== Stored records ==
○ ○ ○ ○ ○
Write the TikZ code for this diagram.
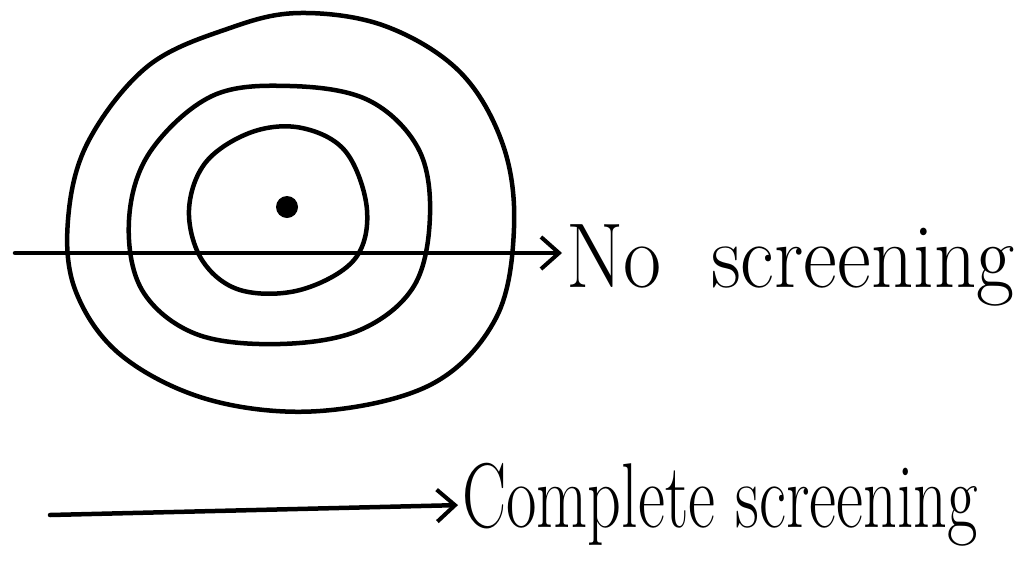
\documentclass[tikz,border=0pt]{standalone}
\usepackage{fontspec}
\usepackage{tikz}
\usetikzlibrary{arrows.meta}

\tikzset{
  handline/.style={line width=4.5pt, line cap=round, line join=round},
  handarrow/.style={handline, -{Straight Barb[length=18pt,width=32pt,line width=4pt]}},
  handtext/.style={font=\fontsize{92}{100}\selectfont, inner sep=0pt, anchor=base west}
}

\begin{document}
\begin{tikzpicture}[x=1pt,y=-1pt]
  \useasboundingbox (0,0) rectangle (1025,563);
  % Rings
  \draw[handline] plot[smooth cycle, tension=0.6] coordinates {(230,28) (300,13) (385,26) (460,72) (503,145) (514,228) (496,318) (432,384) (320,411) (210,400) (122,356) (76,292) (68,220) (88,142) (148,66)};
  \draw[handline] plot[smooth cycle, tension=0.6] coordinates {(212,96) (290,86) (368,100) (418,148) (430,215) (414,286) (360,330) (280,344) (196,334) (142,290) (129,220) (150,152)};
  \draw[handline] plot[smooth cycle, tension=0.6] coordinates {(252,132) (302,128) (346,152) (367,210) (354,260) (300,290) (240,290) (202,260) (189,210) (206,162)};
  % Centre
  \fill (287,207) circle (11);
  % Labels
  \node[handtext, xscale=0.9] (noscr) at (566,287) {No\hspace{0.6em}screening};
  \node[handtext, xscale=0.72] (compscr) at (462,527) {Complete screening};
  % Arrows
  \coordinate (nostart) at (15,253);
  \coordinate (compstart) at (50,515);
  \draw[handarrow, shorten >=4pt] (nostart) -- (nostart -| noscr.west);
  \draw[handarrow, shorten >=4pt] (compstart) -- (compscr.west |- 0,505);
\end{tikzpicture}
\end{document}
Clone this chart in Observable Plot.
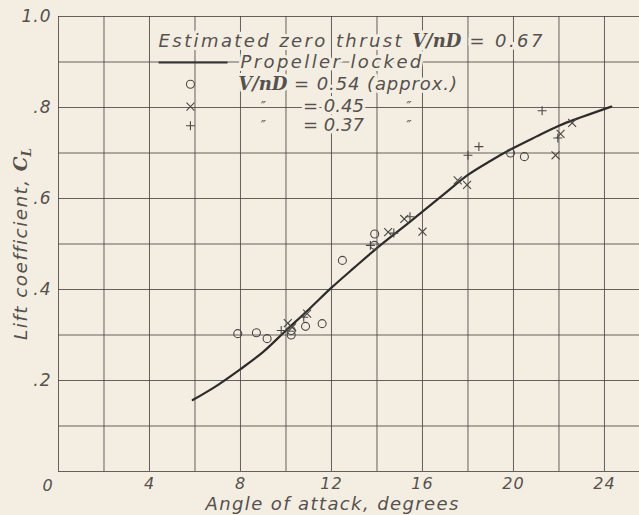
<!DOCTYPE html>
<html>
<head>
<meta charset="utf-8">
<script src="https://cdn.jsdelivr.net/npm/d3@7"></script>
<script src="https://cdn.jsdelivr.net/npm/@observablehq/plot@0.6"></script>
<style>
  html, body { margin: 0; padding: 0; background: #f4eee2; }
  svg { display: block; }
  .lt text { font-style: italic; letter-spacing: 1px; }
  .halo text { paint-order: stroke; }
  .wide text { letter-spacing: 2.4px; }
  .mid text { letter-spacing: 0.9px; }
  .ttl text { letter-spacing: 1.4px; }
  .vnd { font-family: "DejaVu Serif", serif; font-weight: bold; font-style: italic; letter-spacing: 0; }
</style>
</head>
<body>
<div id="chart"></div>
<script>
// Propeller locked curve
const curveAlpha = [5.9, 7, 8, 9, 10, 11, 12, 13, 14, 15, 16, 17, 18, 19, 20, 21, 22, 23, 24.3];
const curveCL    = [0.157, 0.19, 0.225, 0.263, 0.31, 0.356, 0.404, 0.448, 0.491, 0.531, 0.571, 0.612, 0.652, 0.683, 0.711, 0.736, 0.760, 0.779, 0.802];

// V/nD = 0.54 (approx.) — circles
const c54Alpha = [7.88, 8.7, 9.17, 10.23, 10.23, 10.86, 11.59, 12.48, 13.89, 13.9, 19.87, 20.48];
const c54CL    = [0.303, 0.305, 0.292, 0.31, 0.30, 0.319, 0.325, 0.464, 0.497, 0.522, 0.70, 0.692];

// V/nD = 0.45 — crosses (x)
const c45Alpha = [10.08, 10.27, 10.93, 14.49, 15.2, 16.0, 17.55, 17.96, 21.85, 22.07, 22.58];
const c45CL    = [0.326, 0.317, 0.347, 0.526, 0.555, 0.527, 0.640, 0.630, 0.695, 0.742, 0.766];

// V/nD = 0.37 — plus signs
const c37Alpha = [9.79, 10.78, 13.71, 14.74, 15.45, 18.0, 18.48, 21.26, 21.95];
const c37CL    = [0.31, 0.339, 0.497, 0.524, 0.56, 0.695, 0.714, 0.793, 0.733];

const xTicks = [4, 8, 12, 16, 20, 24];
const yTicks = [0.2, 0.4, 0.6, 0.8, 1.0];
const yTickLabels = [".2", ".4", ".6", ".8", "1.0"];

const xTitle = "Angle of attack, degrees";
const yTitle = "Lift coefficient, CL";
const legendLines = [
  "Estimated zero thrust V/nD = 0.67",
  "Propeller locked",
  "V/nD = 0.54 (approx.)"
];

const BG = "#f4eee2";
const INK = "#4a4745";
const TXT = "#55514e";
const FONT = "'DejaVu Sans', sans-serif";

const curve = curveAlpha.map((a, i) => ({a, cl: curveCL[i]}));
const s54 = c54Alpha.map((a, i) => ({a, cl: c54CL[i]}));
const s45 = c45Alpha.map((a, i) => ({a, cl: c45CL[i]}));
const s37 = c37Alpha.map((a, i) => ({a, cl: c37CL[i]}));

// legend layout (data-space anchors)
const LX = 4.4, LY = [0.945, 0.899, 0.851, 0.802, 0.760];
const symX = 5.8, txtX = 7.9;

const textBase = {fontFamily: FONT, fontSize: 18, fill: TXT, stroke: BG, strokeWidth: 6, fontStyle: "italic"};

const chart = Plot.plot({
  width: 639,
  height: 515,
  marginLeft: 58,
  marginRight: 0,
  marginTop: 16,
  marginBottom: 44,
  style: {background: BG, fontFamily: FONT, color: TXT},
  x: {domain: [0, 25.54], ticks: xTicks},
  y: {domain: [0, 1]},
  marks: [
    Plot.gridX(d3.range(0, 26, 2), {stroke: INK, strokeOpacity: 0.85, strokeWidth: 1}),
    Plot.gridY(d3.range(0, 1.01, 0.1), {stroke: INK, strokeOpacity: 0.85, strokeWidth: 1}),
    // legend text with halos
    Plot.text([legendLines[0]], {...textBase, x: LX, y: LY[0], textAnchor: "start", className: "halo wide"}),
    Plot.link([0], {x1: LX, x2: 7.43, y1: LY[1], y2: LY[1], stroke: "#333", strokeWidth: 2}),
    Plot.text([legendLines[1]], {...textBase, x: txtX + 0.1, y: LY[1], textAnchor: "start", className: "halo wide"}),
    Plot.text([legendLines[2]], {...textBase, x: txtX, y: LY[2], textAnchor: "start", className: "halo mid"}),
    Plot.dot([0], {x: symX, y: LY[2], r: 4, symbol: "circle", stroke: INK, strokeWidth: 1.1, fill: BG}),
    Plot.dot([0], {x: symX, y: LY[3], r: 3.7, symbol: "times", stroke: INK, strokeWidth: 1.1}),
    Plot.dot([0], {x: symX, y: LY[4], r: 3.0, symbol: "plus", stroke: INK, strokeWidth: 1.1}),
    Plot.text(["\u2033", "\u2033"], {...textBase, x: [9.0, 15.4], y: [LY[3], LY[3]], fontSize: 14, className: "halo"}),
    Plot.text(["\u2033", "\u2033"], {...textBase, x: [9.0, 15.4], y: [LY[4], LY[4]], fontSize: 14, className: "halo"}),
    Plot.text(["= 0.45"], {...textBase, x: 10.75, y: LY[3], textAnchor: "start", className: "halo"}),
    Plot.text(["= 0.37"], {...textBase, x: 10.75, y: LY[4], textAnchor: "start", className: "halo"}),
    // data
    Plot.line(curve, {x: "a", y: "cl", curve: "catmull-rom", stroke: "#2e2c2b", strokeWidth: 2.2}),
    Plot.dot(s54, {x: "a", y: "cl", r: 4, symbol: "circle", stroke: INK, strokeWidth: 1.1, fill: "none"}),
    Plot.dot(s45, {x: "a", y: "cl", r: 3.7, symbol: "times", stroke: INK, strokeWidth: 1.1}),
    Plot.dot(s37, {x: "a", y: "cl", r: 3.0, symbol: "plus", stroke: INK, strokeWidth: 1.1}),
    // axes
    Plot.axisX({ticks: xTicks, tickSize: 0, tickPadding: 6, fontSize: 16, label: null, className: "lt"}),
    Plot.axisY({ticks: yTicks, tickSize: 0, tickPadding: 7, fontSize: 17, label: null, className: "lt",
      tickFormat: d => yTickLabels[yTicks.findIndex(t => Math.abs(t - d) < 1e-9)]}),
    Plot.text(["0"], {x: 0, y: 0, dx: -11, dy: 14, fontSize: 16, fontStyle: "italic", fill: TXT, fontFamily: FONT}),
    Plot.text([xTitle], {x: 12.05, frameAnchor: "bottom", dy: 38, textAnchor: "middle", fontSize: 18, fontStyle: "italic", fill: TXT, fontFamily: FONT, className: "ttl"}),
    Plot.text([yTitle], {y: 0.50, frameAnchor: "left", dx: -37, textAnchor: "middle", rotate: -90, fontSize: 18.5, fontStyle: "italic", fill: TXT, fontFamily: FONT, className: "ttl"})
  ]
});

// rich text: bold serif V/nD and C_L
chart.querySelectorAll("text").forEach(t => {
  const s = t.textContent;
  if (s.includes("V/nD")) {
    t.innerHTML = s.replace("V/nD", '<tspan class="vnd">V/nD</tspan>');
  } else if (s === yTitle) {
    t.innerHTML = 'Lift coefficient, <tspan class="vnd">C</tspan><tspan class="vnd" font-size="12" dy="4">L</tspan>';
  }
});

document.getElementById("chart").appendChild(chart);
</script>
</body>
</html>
○ ○ ○ ○ ○
Report every line containing the word "chart" from the listing above.

Clone this chart in Observable Plot.
<div id="chart"></div>
const chart = Plot.plot({
chart.querySelectorAll("text").forEach(t => {
document.getElementById("chart").appendChild(chart);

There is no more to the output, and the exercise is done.